[PATCH] staging: mt7621-eth: Refactor RX ring resource allocation and cleanup

Dan Carpenter dan.carpenter at oracle.com
Tue May 29 12:27:43 UTC 2018


On Mon, May 21, 2018 at 09:37:31AM +1000, NeilBrown wrote:
> On Fri, May 18 2018, Kamal Heib wrote:
> 
> > Simplify the code of allocate and cleanup RX ring resources by using
> > helper functions, also make sure to free the allocated resources in
> > cause of allocation failure.
> >
> > Signed-off-by: Kamal Heib <kamalheib1 at gmail.com>
> > ---
> >  drivers/staging/mt7621-eth/mtk_eth_soc.c | 122 ++++++++++++++++++++-----------
> >  1 file changed, 81 insertions(+), 41 deletions(-)
> >
> ....
> >  static int mtk_dma_rx_alloc(struct mtk_eth *eth, struct mtk_rx_ring *ring)
> >  {
> > -	int i, pad = 0;
> > +	int err;
> >  
> >  	ring->frag_size = mtk_max_frag_size(ETH_DATA_LEN);
> >  	ring->rx_buf_size = mtk_max_buf_size(ring->frag_size);
> > @@ -317,38 +366,23 @@ static int mtk_dma_rx_alloc(struct mtk_eth *eth, struct mtk_rx_ring *ring)
> >  	ring->rx_data = kcalloc(ring->rx_ring_size, sizeof(*ring->rx_data),
> >  				GFP_KERNEL);
> >  	if (!ring->rx_data)
> > -		goto no_rx_mem;
> > +		return -ENOMEM;
> 
> Hi
>  I haven't tested this patch yet (will try to in the next day or so) but
>  it mostly looks good to me.
>  I would rather see the above "return -ENOMEM" as a "goto free_rx_data".
>  Having a single error-exit is generally more maintainable than having
>  lots of separate 'return's, and kfree() is quite happy to be asked to
>  kfree(NULL).
>  In fact, all of the free function (even dma_free_coherent) cope
>  ok will not having anything to free.  As devm_kzallo() and kcalloc()
>  are used, all the pointers default to NULL which is safe. I would would
>  prefer a single 'nomem' label which did:
> 
> nomem:
>   dma_free_coherent(eth->dev, ring->rx_ring_size * sizeof(*ring->rx_dma),
> 			  ring->rx_dma, ring->rx_phys);
>   mtk_rx_free_frags(ring);
>   kfree(ring->rx_data);
>   return -ENOMEM;
> 
> 
> But that is just my personal preference.

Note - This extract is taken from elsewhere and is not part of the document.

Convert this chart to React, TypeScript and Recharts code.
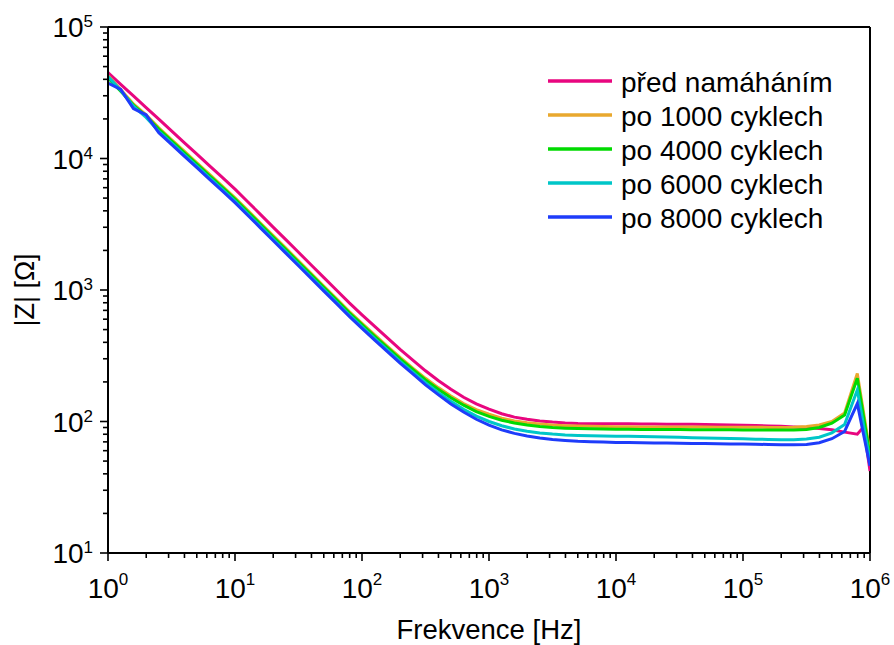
import React from "react";
import { LineChart, Line, XAxis, YAxis, ReferenceLine } from "recharts";

// frequency sweep [Hz], 10 points per decade (+ one extra near 1 MHz)
const freq = [
  1, 1.259, 1.585, 1.995, 2.512, 3.162, 3.981, 5.012, 6.31, 7.943,
  10, 12.59, 15.85, 19.95, 25.12, 31.62, 39.81, 50.12, 63.1, 79.43,
  100, 125.9, 158.5, 199.5, 251.2, 316.2, 398.1, 501.2, 631, 794.3,
  1000, 1259, 1585, 1995, 2512, 3162, 3981, 5012, 6310, 7943,
  10000, 12589, 15849, 19953, 25119, 31623, 39811, 50119, 63096, 79433,
  100000, 125893, 158489, 199526, 251189, 316228, 398107, 501187, 630957, 794328,
  891251, 1000000,
];

// |Z| [Ohm]
const pred = [
  45000, 36650, 29900, 24380, 19900, 16220, 13210, 10790, 8790, 7180,
  5850, 4690, 3760, 3010, 2415, 1935, 1550, 1242, 996, 798,
  647, 528, 432, 354, 293, 243, 205, 176, 153, 136,
  124, 114.5, 108, 104, 101, 99, 97.6, 96.7, 96.3, 96.1,
  96, 96, 95.8, 95.6, 95.5, 95.3, 95.1, 94.8, 94.5, 94.1,
  93.7, 93.2, 92.6, 91.9, 91, 90, 88.6, 86.5, 83, 80,
  91, 42,
];
const po1000 = [
  42500, 33500, 26000, 21500, 17100, 13950, 11360, 9280, 7560, 6170,
  5030, 4030, 3230, 2590, 2080, 1664, 1333, 1068, 857, 686,
  557, 455, 373, 307, 255, 213, 181, 156, 137, 123,
  113.5, 106, 101, 98, 95.6, 94, 93, 92.3, 91.9, 91.6,
  91.4, 91.2, 91, 91, 90.9, 90.8, 90.8, 90.7, 90.6, 90.5,
  90.4, 90.3, 90.2, 90.2, 90.6, 91.5, 94, 100, 116, 232,
  116, 58,
];
const po4000 = [
  41000, 32500, 25500, 21000, 16720, 13620, 11100, 9060, 7380, 6030,
  4910, 3940, 3160, 2530, 2030, 1625, 1302, 1043, 837, 670,
  545, 445, 364.5, 299, 249, 207, 176, 151.5, 133, 119,
  109.4, 102.3, 97.4, 93.9, 91.6, 90, 89, 88.4, 87.9, 87.6,
  87.4, 87.2, 87.1, 87, 86.9, 86.8, 86.7, 86.6, 86.5, 86.4,
  86.3, 86.2, 86.1, 86.1, 86.3, 87, 90, 97, 112, 213,
  108, 55,
];
const po6000 = [
  42000, 33000, 25000, 20500, 16120, 13140, 10700, 8740, 7120, 5820,
  4740, 3800, 3046, 2438, 1956, 1567, 1256, 1006, 807, 646,
  524, 427, 350, 287, 237, 197, 166, 142.6, 124, 110,
  100, 92.8, 87.8, 84.2, 81.8, 80.2, 79.1, 78.4, 77.9, 77.6,
  77.4, 77.1, 76.8, 76.5, 76.2, 75.8, 75.4, 75, 74.6, 74.2,
  73.8, 73.4, 73, 72.8, 72.8, 73.5, 76, 82, 95, 174,
  93, 50,
];
const po8000 = [
  37500, 33500, 24000, 21500, 15720, 12810, 10440, 8520, 6940, 5670,
  4620, 3705, 2970, 2378, 1908, 1529, 1225, 981, 787, 630,
  511, 416, 340, 278, 230, 190, 160, 136, 118, 104,
  93.8, 86.4, 81.2, 77.5, 75, 73, 71.8, 70.8, 70.2, 69.7,
  69.3, 69.1, 68.9, 68.7, 68.5, 68.3, 68.1, 67.9, 67.7, 67.5,
  67.3, 67.1, 66.9, 66.7, 66.6, 66.9, 69, 74, 84, 137,
  79, 46,
];

const seriesKeys = ["pred", "c1000", "c4000", "c6000", "c8000"];
const seriesNames = [
  "před namáháním",
  "po 1000 cyklech",
  "po 4000 cyklech",
  "po 6000 cyklech",
  "po 8000 cyklech",
];
const seriesColors = ["#E8067F", "#E9A82E", "#00DA00", "#00C6C8", "#1E3CFA"];

const xMajor = [1, 10, 100, 1000, 10000, 100000, 1000000];
const yMajor = [10, 100, 1000, 10000, 100000];
const minorSteps = [2, 3, 4, 5, 6, 7, 8, 9];

const withMinors = (majors: number[]) => {
  const out: number[] = [];
  majors.forEach((m, i) => {
    out.push(m);
    if (i < majors.length - 1) minorSteps.forEach((s) => out.push(m * s));
  });
  return out;
};
const xTicks = withMinors(xMajor);
const yTicks = withMinors(yMajor);

const data = freq.map((f, i) => ({
  f,
  pred: pred[i],
  c1000: po1000[i],
  c4000: po4000[i],
  c6000: po6000[i],
  c8000: po8000[i],
}));

const FONT = "'Liberation Sans', Arial, Helvetica, sans-serif";

const expOf = (v: number) => Math.round(Math.log10(v));
const isMajor = (v: number) => Math.abs(Math.log10(v) - expOf(v)) < 1e-6;

const XTick = (props: any) => {
  const { x, y, payload } = props;
  const major = isMajor(payload.value);
  return (
    <g>
      <line x1={x} x2={x} y1={y} y2={y + (major ? 8 : 5)} stroke="#000" strokeWidth={1.6} />
      {major && (
        <text x={x} y={y + 45} textAnchor="middle" fontSize={28} fill="#000" fontFamily={FONT}>
          10
          <tspan dy={-13} fontSize={17}>
            {expOf(payload.value)}
          </tspan>
        </text>
      )}
    </g>
  );
};

const YTick = (props: any) => {
  const { x, y, payload } = props;
  const major = isMajor(payload.value);
  return (
    <g>
      <line x1={x} x2={x - (major ? 8 : 5)} y1={y} y2={y} stroke="#000" strokeWidth={1.6} />
      {major && (
        <text x={x - 15} y={y + 10} textAnchor="end" fontSize={28} fill="#000" fontFamily={FONT}>
          10
          <tspan dy={-10} fontSize={17}>
            {expOf(payload.value)}
          </tspan>
        </text>
      )}
    </g>
  );
};

const W = 894;
const H = 645;

export default function App() {
  return (
    <div style={{ position: "absolute", left: 0, top: 0, width: W, height: H, background: "#fff" }}>
      <LineChart
        width={W}
        height={H}
        data={data}
        margin={{ top: 27, right: 24, left: 0, bottom: 0 }}
      >
        <XAxis
          dataKey="f"
          type="number"
          scale="log"
          domain={[1, 1000000]}
          allowDataOverflow
          ticks={xTicks}
          interval={0}
          tick={<XTick />}
          tickLine={false}
          tickSize={0}
          tickMargin={0}
          axisLine={{ stroke: "#000", strokeWidth: 2 }}
          height={92}
        />
        <YAxis
          type="number"
          scale="log"
          domain={[10, 100000]}
          allowDataOverflow
          ticks={yTicks}
          interval={0}
          tick={<YTick />}
          tickLine={false}
          tickSize={0}
          tickMargin={0}
          axisLine={{ stroke: "#000", strokeWidth: 2 }}
          width={108}
        />
        <ReferenceLine y={100000} stroke="#000" strokeWidth={2} />
        <ReferenceLine x={1000000} stroke="#000" strokeWidth={2} />
        {seriesKeys.map((k, i) => (
          <Line
            key={k}
            dataKey={k}
            name={seriesNames[i]}
            type="linear"
            stroke={seriesColors[i]}
            strokeWidth={3}
            dot={false}
            isAnimationActive={false}
          />
        ))}
      </LineChart>
      <svg
        width={W}
        height={H}
        style={{ position: "absolute", left: 0, top: 0, pointerEvents: "none" }}
      >
        {seriesNames.map((n, i) => (
          <g key={n}>
            <line
              x1={548}
              x2={612}
              y1={81 + 34 * i}
              y2={81 + 34 * i}
              stroke={seriesColors[i]}
              strokeWidth={3.5}
            />
            <text x={621} y={92 + 34 * i} fontSize={28} fill="#000" fontFamily={FONT}>
              {n}
            </text>
          </g>
        ))}
        <text x={489} y={639} textAnchor="middle" fontSize={27.5} fill="#000" fontFamily={FONT}>
          Frekvence [Hz]
        </text>
        <text
          transform="translate(34 290) rotate(-90)"
          textAnchor="middle"
          fontSize={27}
          fill="#000"
          fontFamily={FONT}
        >
          |Z| [Ω]
        </text>
      </svg>
    </div>
  );
}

You're sort of advocating two closely related styles of error handling.
The first is a do-nothing error handling instead of direct returns.  The
other style is a do-everything style error handling.

Direct returns are preferable to do-nothing gotos because they are more
readable.  "return -ENOMEM;" is more clear than "ret = -ENOMEM;
goto free_rx_data;".  The second one seems clear but it doesn't free
anything so the label name is actively misleading and confusing.  Do
nothing gotos introduce "forgot to set the error code" bugs.

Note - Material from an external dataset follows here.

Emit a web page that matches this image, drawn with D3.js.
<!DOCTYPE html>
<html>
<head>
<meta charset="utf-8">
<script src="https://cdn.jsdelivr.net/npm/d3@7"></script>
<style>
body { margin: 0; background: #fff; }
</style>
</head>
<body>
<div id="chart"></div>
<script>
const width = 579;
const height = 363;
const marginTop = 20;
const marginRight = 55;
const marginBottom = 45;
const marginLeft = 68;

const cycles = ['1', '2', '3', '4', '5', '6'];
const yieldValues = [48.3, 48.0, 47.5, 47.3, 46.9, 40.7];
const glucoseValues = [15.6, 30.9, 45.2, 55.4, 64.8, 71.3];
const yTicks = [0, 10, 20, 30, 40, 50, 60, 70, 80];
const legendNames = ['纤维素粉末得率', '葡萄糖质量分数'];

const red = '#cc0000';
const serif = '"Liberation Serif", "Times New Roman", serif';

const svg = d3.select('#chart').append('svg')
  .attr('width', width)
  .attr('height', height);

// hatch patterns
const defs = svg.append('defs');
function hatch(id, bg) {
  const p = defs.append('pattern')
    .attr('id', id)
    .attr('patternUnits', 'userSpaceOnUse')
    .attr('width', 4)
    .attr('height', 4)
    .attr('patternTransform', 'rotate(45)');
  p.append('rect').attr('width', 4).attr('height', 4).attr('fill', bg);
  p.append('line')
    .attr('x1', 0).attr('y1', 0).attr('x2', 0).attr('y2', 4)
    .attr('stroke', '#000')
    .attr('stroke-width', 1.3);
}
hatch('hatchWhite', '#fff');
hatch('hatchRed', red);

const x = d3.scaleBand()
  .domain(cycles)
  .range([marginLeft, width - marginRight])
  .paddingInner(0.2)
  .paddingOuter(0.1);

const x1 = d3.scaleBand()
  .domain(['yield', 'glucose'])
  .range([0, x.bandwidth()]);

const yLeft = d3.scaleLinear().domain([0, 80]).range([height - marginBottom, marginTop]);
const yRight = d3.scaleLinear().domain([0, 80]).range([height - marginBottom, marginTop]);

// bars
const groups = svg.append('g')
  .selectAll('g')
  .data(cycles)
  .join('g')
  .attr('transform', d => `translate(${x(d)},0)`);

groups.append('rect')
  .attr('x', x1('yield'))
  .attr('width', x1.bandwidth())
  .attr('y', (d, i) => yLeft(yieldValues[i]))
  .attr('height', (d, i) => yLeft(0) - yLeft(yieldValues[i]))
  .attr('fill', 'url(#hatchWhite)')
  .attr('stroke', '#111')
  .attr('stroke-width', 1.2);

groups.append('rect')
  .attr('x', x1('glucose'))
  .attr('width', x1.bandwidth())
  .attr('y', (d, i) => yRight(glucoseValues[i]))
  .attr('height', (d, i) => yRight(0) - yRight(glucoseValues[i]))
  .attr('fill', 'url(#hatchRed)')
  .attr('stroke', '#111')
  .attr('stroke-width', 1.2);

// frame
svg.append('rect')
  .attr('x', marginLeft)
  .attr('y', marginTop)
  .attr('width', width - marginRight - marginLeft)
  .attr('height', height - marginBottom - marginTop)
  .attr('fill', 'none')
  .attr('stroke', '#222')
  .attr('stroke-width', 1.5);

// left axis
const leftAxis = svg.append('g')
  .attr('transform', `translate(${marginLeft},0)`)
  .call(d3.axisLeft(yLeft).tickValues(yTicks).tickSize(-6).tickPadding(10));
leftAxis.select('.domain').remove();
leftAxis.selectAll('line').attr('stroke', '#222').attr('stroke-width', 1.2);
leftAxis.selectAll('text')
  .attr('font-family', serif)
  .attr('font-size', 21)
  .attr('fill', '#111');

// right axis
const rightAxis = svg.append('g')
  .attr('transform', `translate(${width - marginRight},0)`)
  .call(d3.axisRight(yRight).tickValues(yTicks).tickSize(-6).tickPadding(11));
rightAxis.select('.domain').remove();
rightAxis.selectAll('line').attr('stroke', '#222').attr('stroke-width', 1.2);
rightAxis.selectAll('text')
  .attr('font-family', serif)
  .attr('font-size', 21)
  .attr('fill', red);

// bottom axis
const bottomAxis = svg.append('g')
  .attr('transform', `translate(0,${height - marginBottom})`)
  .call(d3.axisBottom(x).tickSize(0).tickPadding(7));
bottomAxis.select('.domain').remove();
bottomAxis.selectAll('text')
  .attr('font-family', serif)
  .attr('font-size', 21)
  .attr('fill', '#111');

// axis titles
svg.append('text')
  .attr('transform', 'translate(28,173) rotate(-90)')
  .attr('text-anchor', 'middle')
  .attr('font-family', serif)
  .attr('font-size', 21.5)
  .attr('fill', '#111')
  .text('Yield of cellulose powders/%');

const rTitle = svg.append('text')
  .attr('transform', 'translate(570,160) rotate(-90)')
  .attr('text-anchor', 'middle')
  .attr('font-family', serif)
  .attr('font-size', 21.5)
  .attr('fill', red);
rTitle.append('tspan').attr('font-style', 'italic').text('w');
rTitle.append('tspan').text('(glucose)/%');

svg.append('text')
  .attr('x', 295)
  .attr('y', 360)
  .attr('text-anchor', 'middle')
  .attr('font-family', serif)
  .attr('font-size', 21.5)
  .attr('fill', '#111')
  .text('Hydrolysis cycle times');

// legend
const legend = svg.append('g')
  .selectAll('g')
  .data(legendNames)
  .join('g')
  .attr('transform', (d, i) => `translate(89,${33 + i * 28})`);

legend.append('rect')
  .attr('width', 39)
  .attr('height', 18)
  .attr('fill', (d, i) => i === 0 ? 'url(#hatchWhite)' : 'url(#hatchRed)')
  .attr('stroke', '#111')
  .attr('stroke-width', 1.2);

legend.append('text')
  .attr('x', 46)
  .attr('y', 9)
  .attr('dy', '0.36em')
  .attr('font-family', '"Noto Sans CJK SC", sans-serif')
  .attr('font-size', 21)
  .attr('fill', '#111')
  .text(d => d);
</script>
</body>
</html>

The do-everything style error handling is the most bug prone style in
the kernel.  So far this week I have seen 4 buggy one label patches vs
1 buggy multi label patch.

I feel slightly bad picking on you but with your sample code which uses
the nomem: label, you can't free dma resources which haven't been
allocated.  I know you would have spotted it if you were writing a real
patch instead of just throwing together sample code in your email
client.  But the second issue is that you can't call
mtk_rx_free_frags(ring); when "ring->rx_data" is NULL or it will Oops.
That's subtle and so far as I know, static analysis would not warn about
it.

Multi label error handling is self documenting so you don't need to jump
to the bottom of the function.  You only need to track the most recently
allocated resource.

	foo = allocate_foo();
	if (!foo)
		return -ENOMEM;

	bar = allocate_bar();
	if (!bar) {
		ret = -ENOMEM;
		goto err_free_foo;
	}

This style of error handling is the most maintainable.  For example, I
see bugs where people change a function from returning NULL to returning
an error pointer but the error handling was relying on that kfree(NULL)
is a no-op.  If you only free resources which have been allocated then
you avoid that.

One argument I have heard is that using single exit style code will
prevent locking bugs where people do a direct return without dropping
the lock.  I once looked at git history to find if this was true or not.
My conclusion was that there are some people who add direct returns
without thinking about locking at all.  Which ever style of error
handling you use will not affect them.

Sorry for the rant...  I should probably try to put together some
figures to back this up...  But I think that if you look at the number
of bugs, multi label error handling is going to be the clear winner.